Por los 100 años del natalicio de Enrique Núñez Rodríguez he desempolvado una vieja crónica que le quiero dedicar. Nos unimos mucho en la última década de su vida gracias a Abel Prieto, de quien fue mentor, amigo, y de alguna manera, padre sustituto. Cada fin de semana nos visitaban en casa iluminando con humor contagioso (el de los dos) cada rincón, desde los suelos hasta las lámparas; Enrique era sabio e ingenioso.

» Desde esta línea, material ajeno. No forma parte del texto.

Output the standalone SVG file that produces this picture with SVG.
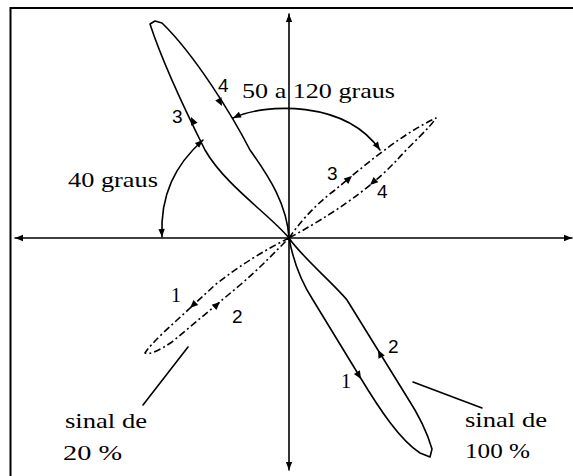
<svg xmlns="http://www.w3.org/2000/svg" width="573" height="476" viewBox="0 0 573 476">
<style>
.ln{fill:none;stroke:#000;stroke-width:1.6;stroke-linejoin:round;stroke-linecap:round}
.dd{fill:none;stroke:#000;stroke-width:1.6;stroke-dasharray:7 3 2 3;stroke-linejoin:round}
.ar{marker-start:url(#arr);marker-end:url(#arr)}
text{fill:#000}
</style>
<defs>
<marker id="arr" viewBox="0 0 10 10" refX="10" refY="5" markerWidth="9" markerHeight="8" markerUnits="userSpaceOnUse" orient="auto-start-reverse">
<path d="M0,1 L10,5 L0,9 Z" fill="#000"/>
</marker>
<path id="ah" d="M0,0 L-8,-3.5 L-8,3.5 Z" fill="#000"/>
</defs>
<rect width="573" height="476" fill="#fff"/>
<g id="frame">
<path d="M10.5,476 L10.5,8 L573,8" fill="none" stroke="#000" stroke-width="2"/>
</g>
<g id="axes">
<line class="ln ar" x1="289" y1="470" x2="289" y2="14"/>
<line class="ln ar" x1="15" y1="238" x2="572" y2="238"/>
</g>
<g id="loop-100" font-family="Liberation Sans, Arial, sans-serif" font-size="19">
<path class="ln" d="M289,238 C270,215 225,185 205,150 C190,120 165,70 150,24 L155,21 L162,23 C195,55 232,115 250,150 C270,178 287,205 289,238 Z"/>
<path class="ln" d="M289,238 C293,260 300,280 313,300 L360,377 C380,410 400,440 420,453 L430,457 L432,449 C428,435 422,420 407,397 L347,300 C335,285 300,255 289,238 Z"/>
<use href="#ah" transform="translate(191,117) rotate(-115)"/>
<use href="#ah" transform="translate(222,106) rotate(63)"/>
<use href="#ah" transform="translate(378,350) rotate(-117)"/>
<use href="#ah" transform="translate(361,379) rotate(59)"/>
<text x="172" y="123">3</text>
<text x="218" y="92">4</text>
<text x="388" y="353">2</text>
<text x="341" y="388" font-family="Liberation Serif, DejaVu Serif, serif" font-size="20">1</text>
</g>
<g id="loop-20" font-family="Liberation Sans, Arial, sans-serif" font-size="19">
<path class="dd" d="M289,238 C300,222 315,205 335,190 C365,165 400,135 436,118 C430,128 410,145 397,160 C380,178 350,205 289,238 Z"/>
<path class="dd" d="M289,238 C265,250 240,265 215,285 L163,333 C155,341 148,348 145,353 C150,355 160,350 172,342 L240,285 C260,268 275,252 289,238 Z"/>
<use href="#ah" transform="translate(352,176) rotate(-41)"/>
<use href="#ah" transform="translate(370,185) rotate(138)"/>
<use href="#ah" transform="translate(190,308) rotate(137)"/>
<use href="#ah" transform="translate(220,302) rotate(-42)"/>
<text x="327" y="180">3</text>
<text x="377" y="198">4</text>
<text x="171" y="302" font-family="Liberation Serif, DejaVu Serif, serif" font-size="20">1</text>
<text x="232" y="323">2</text>
</g>
<g id="connectors">
<path class="ln ar" d="M233,118 C265,103 345,100 380,150"/>
<path class="ln ar" d="M162,237 C160,195 175,165 203,140"/>
<line class="ln" x1="188" y1="347" x2="143" y2="405"/>
<line class="ln" x1="413" y1="382" x2="482" y2="408"/>
</g>
<g id="labels" font-family="Liberation Serif, DejaVu Serif, serif" font-size="21">
<text x="242" y="98" textLength="153" lengthAdjust="spacingAndGlyphs">50 a 120 graus</text>
<text x="68" y="187" textLength="90" lengthAdjust="spacingAndGlyphs">40 graus</text>
<text x="65" y="428" textLength="82" lengthAdjust="spacingAndGlyphs">sinal de</text>
<text x="63" y="460" textLength="59" lengthAdjust="spacingAndGlyphs">20 %</text>
<text x="465" y="427" textLength="82" lengthAdjust="spacingAndGlyphs">sinal de</text>
<text x="465" y="458" textLength="65" lengthAdjust="spacingAndGlyphs">100 %</text>
</g>
</svg>
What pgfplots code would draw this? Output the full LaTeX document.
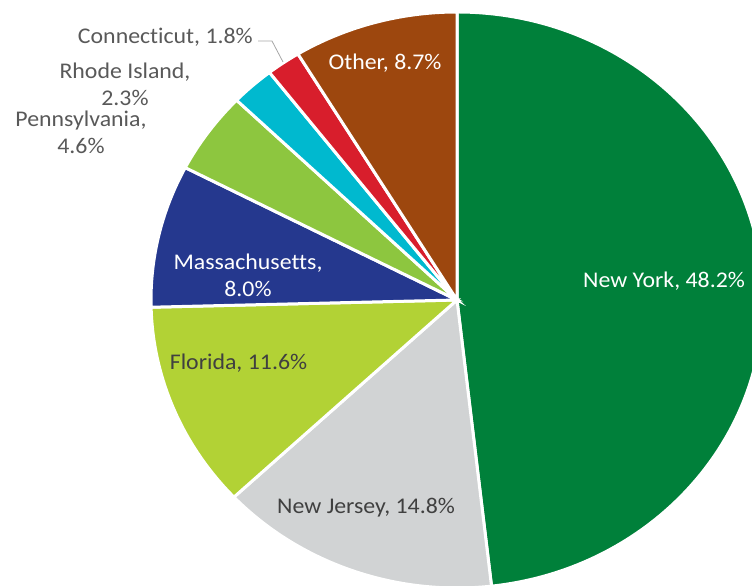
\documentclass[border=0pt]{standalone}
\usepackage{fontspec}
\setmainfont{Carlito}[Ligatures={NoCommon}]
\usepackage{pgfplots}
\usepackage{pgfplotstable}
\pgfplotsset{compat=1.18}

\definecolor{cNY}{HTML}{00803A}
\definecolor{cNJ}{HTML}{D1D3D4}
\definecolor{cFL}{HTML}{B2D235}
\definecolor{cMA}{HTML}{25388E}
\definecolor{cPA}{HTML}{8DC63F}
\definecolor{cRI}{HTML}{00B9CF}
\definecolor{cCT}{HTML}{D81E2C}
\definecolor{cOT}{HTML}{9D470E}
\definecolor{darktxt}{HTML}{404040}
\definecolor{outtxt}{HTML}{595959}

\tikzset{lbl/.style={font=\fontsize{22.5}{27}\selectfont, xscale=1.063, inner sep=0pt, align=center}}

% share of each state, clockwise from 12 o'clock
\pgfplotstableread[col sep=comma]{
name,value,color
New York,48.2,cNY
New Jersey,14.8,cNJ
Florida,11.6,cFL
Massachusetts,8.0,cMA
Pennsylvania,4.6,cPA
Rhode Island,2.3,cRI
Connecticut,1.8,cCT
Other,8.7,cOT
}\piedata

\begin{document}
\begin{tikzpicture}
\begin{axis}[
  x=1bp, y=1bp,
  xmin=0, xmax=752, ymin=0, ymax=586,
  hide axis,
  clip=true,
]
\coordinate (bl) at (rel axis cs:0,0);
\coordinate (tr) at (rel axis cs:1,1);
\xdef\cum{0}
\pgfplotsinvokeforeach{0,...,7}{
  \pgfplotstablegetelem{#1}{value}\of\piedata \let\sliceval=\pgfplotsretval
  \pgfplotstablegetelem{#1}{color}\of\piedata \let\slicecol=\pgfplotsretval
  \pgfmathsetmacro\sa{90-3.6*\cum}
  \pgfmathsetmacro\ea{90-3.6*(\cum+\sliceval)}
  \pgfmathsetmacro\newcum{\cum+\sliceval}
  \xdef\cum{\newcum}
  \edef\temp{\noexpand\filldraw[fill=\slicecol,draw=white,line width=3bp]
    (axis cs:457,286) -- ++(\sa:306bp and 288bp)
    arc[start angle=\sa,end angle=\ea,x radius=306bp,y radius=288bp] -- cycle;}
  \temp
}

\node[lbl, text=white] at (axis cs:664,305) {New York, 48.2\%};
\node[lbl, text=darktxt] at (axis cs:366,78) {New Jersey, 14.8\%};
\node[lbl, text=darktxt] at (axis cs:238.5,223) {Florida, 11.6\%};
\node[lbl, text=white] at (axis cs:248,311) {Massachusetts,\\8.0\%};
\node[lbl, text=white] at (axis cs:385,523) {Other, 8.7\%};
\node[lbl, text=outtxt, anchor=east] at (axis cs:253,549) {Connecticut, 1.8\%};
\node[lbl, text=outtxt] at (axis cs:125,501.5) {Rhode Island,\\2.3\%};
\node[lbl, text=outtxt] at (axis cs:81,453.5) {Pennsylvania,\\4.6\%};
\draw[black!35, line width=0.8bp] (axis cs:258,545) -- (axis cs:272,545) -- (axis cs:283,524);
\end{axis}
\pgfresetboundingbox
\path[use as bounding box] (bl) rectangle (tr);
\end{tikzpicture}
\end{document}
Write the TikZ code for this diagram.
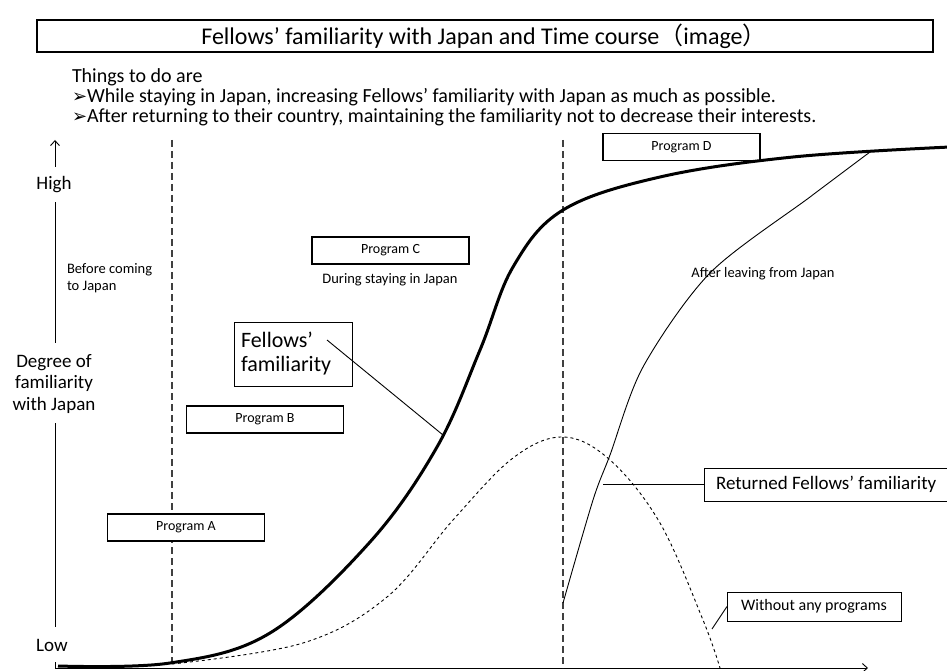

Sirva esta breve estampa para volverlo a homenajear que en nada trata de emular, por razones obvias, su inagotable, personalísimo e incomparable talento.

Amaury en Newcastle WA. Foto: Joel Valdés
A Enrique, mientras escucho a Sinatra en su nombre.
Un par de años antes de que el escritor, y amigo entrañable, Enrique Núñez Rodríguez, falleciera, nos fuimos a un viaje por provincias. Nos acompañó un inseparable de ambos, el escritor Abel Prieto, y otros que la prudencia me impide nombrar.
Al microbús en que viajamos se le ponchaban los neumáticos cada diez kilómetros de lo viejos y gastados que estaban y se fueron acabando los repuestos. Para aliviar la tensión empecé a mortificar a Enrique de todas las formas posibles. Mientras yo repetía dislate tras dislate, él fumaba cigarrillos compulsivamente con cara de fastidio por el sinfín de demoras, y su desinterés total por mis idioteces.
Esperaba una respuesta suya, irreverente, simpática y original, como él, pero no ocurría. Subí la temperatura de mis sarcasmos y nada, solo silencio, silencio, y más silencio. Me tenía el suficiente amor y confianza, para permitir mis atrevimientos, pero sinceramente siento hoy, recordándolo, que estuve desvirgando ciertos límites.
Ya sin gomas sustitutas a las que recurrir, encontramos milagrosamente una gasolinera con su respectivo taller en medio de la Carretera Central; fue como toparnos con un dromedario carnívoro merendándose un pigmeo tahitiano. Me bajé a estirar las piernas y Enrique y Abel se fueron con el chofer rodando las llantas hasta donde estaban los salvíficos mecánicos.
Toda vez que trabajaron con cariño y diligencia, Enrique, Abel, el chofer, y el grupo de “poncheros” que solucionaron el problema se acercaron a mí, que permanecí de vago en el transporte inhalando el humo de un habano. Entonces Enrique me los presentó, y con una sonrisa maliciosa dijo enfrente de todos:
¿Amaurito, tú sabes lo que dijeron de ti estos amables compañeros cuando te reconocieron en la distancia?
¡No!, le respondí nervioso, porque lo conocía bien.
¡Eh, miren a Amaury Pérez…! ¡En persona no se ve tan maricón!!! Lo enfatizó divertido, con su noble venganza a cuestas.
Los mecánicos negaron haber hecho tal comentario y huyeron despavoridos y avergonzados, lejos de nosotros, mientras me moría de la pena.
Nuevamente acomodados en el microbús, Enrique el Grande me atravesó sentencioso y remató:
Ahora, si quieres, me puedes seguir jodiendo cabrón, pero recuerda que ¡yo si juego al duro!
No volví a abrir la boca el resto del camino.